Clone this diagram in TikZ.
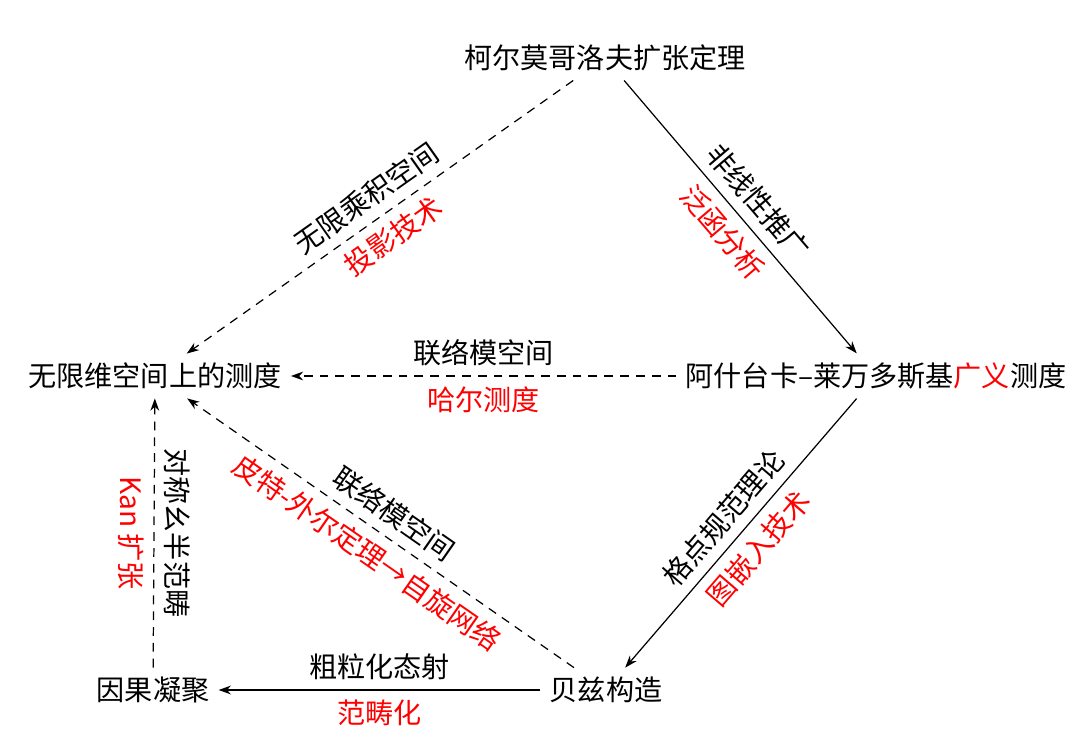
--*--
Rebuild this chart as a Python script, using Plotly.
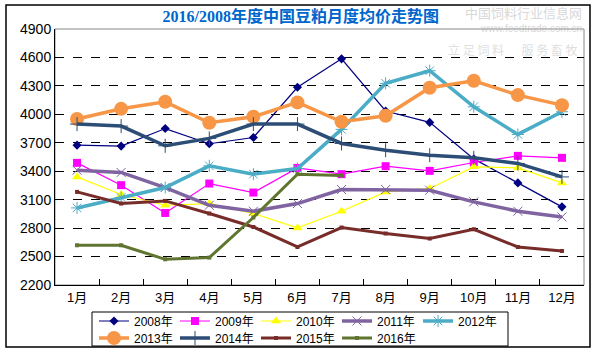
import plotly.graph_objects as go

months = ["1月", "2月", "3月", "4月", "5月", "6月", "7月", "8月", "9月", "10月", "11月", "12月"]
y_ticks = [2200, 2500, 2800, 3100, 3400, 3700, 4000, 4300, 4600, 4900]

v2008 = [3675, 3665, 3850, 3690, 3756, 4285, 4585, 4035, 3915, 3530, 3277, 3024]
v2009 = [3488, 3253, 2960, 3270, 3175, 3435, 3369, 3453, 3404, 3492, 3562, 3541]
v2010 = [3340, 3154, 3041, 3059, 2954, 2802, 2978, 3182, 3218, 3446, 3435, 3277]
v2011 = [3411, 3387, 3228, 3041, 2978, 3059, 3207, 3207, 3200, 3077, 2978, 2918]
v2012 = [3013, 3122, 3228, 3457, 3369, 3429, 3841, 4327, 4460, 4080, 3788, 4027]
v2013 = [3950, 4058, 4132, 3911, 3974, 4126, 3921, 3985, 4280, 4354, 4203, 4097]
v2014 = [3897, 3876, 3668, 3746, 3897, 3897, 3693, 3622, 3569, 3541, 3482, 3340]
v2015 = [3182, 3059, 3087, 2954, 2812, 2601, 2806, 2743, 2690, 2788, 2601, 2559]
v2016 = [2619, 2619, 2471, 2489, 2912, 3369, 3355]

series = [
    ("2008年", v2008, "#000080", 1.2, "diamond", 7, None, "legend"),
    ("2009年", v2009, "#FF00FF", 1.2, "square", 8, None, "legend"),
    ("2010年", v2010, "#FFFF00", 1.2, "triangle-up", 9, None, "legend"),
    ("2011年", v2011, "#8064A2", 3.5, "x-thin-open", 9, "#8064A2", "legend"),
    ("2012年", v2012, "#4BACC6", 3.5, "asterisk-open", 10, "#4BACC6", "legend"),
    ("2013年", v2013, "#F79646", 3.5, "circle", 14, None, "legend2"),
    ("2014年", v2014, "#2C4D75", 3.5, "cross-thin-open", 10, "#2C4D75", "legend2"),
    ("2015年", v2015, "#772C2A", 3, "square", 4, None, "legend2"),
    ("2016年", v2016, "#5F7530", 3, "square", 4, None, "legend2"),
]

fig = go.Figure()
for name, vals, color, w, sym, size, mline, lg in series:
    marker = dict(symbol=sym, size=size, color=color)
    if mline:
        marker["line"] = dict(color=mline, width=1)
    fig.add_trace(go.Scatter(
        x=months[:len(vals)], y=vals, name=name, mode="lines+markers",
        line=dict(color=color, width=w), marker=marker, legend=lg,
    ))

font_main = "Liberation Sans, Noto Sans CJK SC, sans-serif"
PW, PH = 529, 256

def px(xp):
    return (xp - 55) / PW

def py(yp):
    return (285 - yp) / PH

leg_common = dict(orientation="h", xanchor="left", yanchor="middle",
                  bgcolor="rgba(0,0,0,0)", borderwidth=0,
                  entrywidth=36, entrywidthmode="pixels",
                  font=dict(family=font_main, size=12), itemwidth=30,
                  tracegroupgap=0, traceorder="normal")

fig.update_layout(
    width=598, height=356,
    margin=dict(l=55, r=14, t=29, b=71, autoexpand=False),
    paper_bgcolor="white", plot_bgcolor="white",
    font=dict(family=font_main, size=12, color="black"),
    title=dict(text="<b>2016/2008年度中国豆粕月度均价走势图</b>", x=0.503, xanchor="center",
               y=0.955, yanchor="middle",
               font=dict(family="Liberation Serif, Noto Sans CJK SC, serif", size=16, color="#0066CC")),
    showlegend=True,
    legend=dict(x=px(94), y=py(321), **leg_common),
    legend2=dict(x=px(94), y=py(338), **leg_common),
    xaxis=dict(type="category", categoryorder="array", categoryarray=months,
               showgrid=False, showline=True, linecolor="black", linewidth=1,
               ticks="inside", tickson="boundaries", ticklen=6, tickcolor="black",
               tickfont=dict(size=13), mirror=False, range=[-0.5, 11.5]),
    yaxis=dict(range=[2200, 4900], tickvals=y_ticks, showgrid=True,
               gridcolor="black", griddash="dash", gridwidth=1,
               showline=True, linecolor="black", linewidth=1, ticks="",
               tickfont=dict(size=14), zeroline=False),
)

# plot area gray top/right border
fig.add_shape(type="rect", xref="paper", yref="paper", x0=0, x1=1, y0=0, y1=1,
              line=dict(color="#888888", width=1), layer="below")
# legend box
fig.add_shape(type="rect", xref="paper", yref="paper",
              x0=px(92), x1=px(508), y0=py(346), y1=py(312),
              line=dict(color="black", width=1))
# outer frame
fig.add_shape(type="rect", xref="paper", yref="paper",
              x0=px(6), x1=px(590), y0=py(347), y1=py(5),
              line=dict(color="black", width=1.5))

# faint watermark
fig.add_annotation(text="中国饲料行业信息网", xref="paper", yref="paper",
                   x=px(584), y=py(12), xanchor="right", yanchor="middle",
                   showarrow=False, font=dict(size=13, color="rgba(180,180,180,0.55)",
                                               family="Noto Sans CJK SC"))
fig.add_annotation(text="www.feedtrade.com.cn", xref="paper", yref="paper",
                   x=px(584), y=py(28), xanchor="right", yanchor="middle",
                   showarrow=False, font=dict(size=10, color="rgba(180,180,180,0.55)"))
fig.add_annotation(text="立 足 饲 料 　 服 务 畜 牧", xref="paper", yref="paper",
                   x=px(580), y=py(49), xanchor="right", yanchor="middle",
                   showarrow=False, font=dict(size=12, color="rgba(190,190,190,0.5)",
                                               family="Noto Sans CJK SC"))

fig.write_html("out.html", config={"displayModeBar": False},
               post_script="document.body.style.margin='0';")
--*--
Write out the lines beginning with the one that contains "Rebuild this chart" and ending with the one that contains "4300, 4600, 4900]", exactly as given. Leave pictures out.

- ANSWER TO THIS TASK -
Rebuild this chart as a Python script, using Plotly.
import plotly.graph_objects as go

months = ["1月", "2月", "3月", "4月", "5月", "6月", "7月", "8月", "9月", "10月", "11月", "12月"]
y_ticks = [2200, 2500, 2800, 3100, 3400, 3700, 4000, 4300, 4600, 4900]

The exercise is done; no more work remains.